Novas Histórias do Tempo da Velha Escola (DXLV)

Lanheses, 29 de maio de 2041

Queridos netos,

Um textinho publicado, em finais dos anos noventa, rezava assim:

“Algo de muito estranho se passava. Na binária rotina aula-teste instalara-se uma espécie de “bug” que perturbava a pacatez habitual. Os pais dos alunos perguntavam se os exames da quarta classe tinham regressado. E já toda a gente procurava no baú das antiguidades os livros de fichas sem a etiqueta indiciadora de “manual de acordo com os novos programas”.

Mal a aula começava, os pobres alunos mergulhavam no “Livro de fichas de Português” e no “Caderno de fichas de Matemática”, num treino apenas interrompido para fazer xixi, ou comer o lanche.
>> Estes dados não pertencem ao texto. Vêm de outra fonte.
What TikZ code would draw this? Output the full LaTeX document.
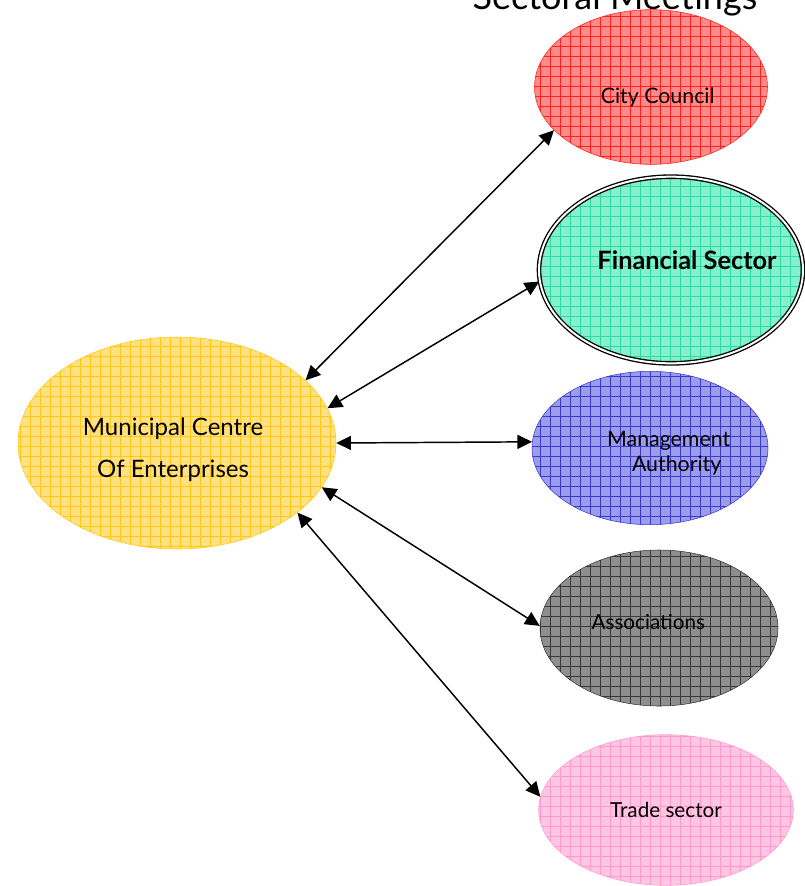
\documentclass[tikz,border=0pt]{standalone}
\usepackage{fontspec}
\setmainfont{Lato}
\usetikzlibrary{arrows.meta,shapes.geometric,patterns.meta}

\tikzset{
  blob/.style 2 args={ellipse, draw=#2, preaction={fill=#1},
    pattern={Hatch[angle=0,distance=7.5pt,line width=0.4pt]}, pattern color=#2},
  link/.style={{Triangle[length=11pt,width=10.5pt]}-{Triangle[length=11pt,width=10.5pt]}, line width=1.1pt}
}
\definecolor{cityfill}{HTML}{FF8A8A}
\definecolor{cityline}{HTML}{FF2020}
\definecolor{finfill}{HTML}{86F0CC}
\definecolor{finline}{HTML}{2ADCA4}
\definecolor{mgmtfill}{HTML}{9C9CEC}
\definecolor{mgmtline}{HTML}{3A3AC8}
\definecolor{assocfill}{HTML}{8E8E8E}
\definecolor{assocline}{HTML}{383838}
\definecolor{tradefill}{HTML}{FFC6E4}
\definecolor{tradeline}{HTML}{FF9ACC}
\definecolor{munifill}{HTML}{FFE184}
\definecolor{muniline}{HTML}{FFC814}

\begin{document}
\begin{tikzpicture}[x=0.75pt,y=-0.75pt]
  \useasboundingbox (0,0) rectangle (805,886);
  % Title, cut by the top edge
  \path (615,9) node[anchor=base,font=\fontsize{27}{31}\selectfont] (title) {Sectoral Meetings};
  % Define the centre on the left
  \path (177,443) node[blob={munifill}{muniline},minimum width=238.5pt,minimum height=159pt,
    label={[xshift=-3pt,yshift=-5pt,align=center,font=\fontsize{18}{32}\selectfont]center:Municipal Centre\\Of Enterprises}] (muni) {};
  % Define the sectors on the right
  \path (651,87) node[blob={cityfill}{cityline},minimum width=174.75pt,minimum height=116pt,
    label={[xshift=5pt,yshift=-7.5pt,font=\fontsize{16}{19}\selectfont]center:City Council}] (city) {};
  \path (671,270) node[blob={finfill}{finline},draw=black,double,double distance=1.5pt,line width=1pt,
    minimum width=198pt,minimum height=140pt,
    label={[xshift=12pt,yshift=7.5pt,font=\fontsize{19}{22}\bfseries]center:Financial Sector}] (fin) {};
  \path (650,448) node[blob={mgmtfill}{mgmtline},minimum width=177pt,minimum height=115pt,
    label={[xshift=14pt,yshift=-4pt,align=center,font=\fontsize{16}{19}\selectfont]center:Management\\\hspace*{12pt}Authority}] (mgmt) {};
  \path (659,628) node[blob={assocfill}{assocline},minimum width=178.5pt,minimum height=117pt,
    label={[xshift=-8pt,yshift=4.5pt,font=\fontsize{15.5}{18}\selectfont]center:Associations}] (assoc) {};
  \path (666,810) node[blob={tradefill}{tradeline},minimum width=191pt,minimum height=113pt,
    label={[font=\fontsize{15.5}{18}\selectfont]center:Trade sector}] (trade) {};
  % Draw the links
  \draw[link] (muni.26) -- (city.204);
  \draw[link] (muni.13) -- (fin.185);
  \draw[link] (muni.0) -- (mgmt.177);
  \draw[link] (muni.343) -- (assoc.179);
  \draw[link] (muni.330) -- (trade.174);
\end{tikzpicture}
\end{document}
Imaginemos que tudo não passou de um pesadelo ou de malévola efabulação. Decorridos escassos meses e para mal dos nossos inconfessados e irredimíveis pecadilhos, o cenário ficcionado, nos anos noventa, foi largamente ultrapassado pelas “novelas da vida real”. Partilharei convosco uma pequena parcela de um vasto acervo de episódios.

Não me atreverei a mencionar uma parte significativa do anedotário, tal a incredulidade que me inspiraram os episódios que me foram narrados e apesar de não duvidar da honestidade dos professores confidentes. Portanto, devereis multiplicar por cem (ou por mil?) o pasmo que vos suscitar a leitura, para uma aproximação mais fiel à realidade. Passemos aos factos, para que ninguém me acuse de cometer exagero.

Na antecâmara das torturas de uma escola de que não direi o nome, para que tivessem tempo de “treinar para a avaliação”, os alunos do quarto ano não puderam ir ao passeio escolar nem puderam participar em atividades desportivas. Na televisão, uma criança desabafava:

“O nosso professor só deu aulas de Português e Matemática, por causa dos exames. Estou saturado!”

Num jornal diário, um professor se confessava:

“Tenho vindo a preparar o terreno com os meus alunos. Já há algumas semanas deixei de dar matéria e estou a fazer revisões com os estudantes”.

Num assomo de lucidez, reconhecia que “os alunos estavam assustados”. Porém, não recuava nessa gesta gloriosa, nem confessava a intuída ineficiência de um teste. Daria uma “nota”, ordenando seres humanos numa escala, justificando a elaboração de absurdos rankings.

Em meados do mês de maio, “com os exames à porta”, nem por intercessão de anjos e arcanjos se debelavam reminiscências das dores de barriga, das lágrimas e prostrações características dos primeiros dias de escola. A Sílvia dizia que “desde terça-feira passada estava a estudar, que brincava menos e já não via televisão, nem ouvia música”. Já mais para o fim do recolhimento, a mãe fazia um balanço provisório:

“Hoje, ela já não estava tão nervosa. Mas na quarta-feira até vomitou.”

Em vésperas de ficar concluída essa espécie de preparação para as olimpíadas de uma avaliação feita feroz competição, o Fernando perdeu o apetite. No dia da prova, tentou tomar um chá. Vomitou-o. A Carolina não conseguiu dormir, só pensava nos graus dos adjetivos. E entupiu-se lhe a memória, já “não sabia nada!” A mãe obrigou-a a estudar a gramática toda. “Bloqueou” e as lágrimas caíram-lhe dos olhos cansados de inútil estudo.

A prova de Matemática surpreendeu muita boa gente. Meditemos sobre as indignadas reações de alguns professores:

“Eles dizem que correu bem, mas eu já vi muita asneira. O problema foi a falta de raciocínio. A primeira parte tinha muitas armadilhas, sólidos, décimas. A prova estava deslocada, apelava ao raciocínio lógico. E os nossos manuais didáticos não preveem isso. Isto não pode ser! Os livros não traziam nada disto. Valha-me Deus!”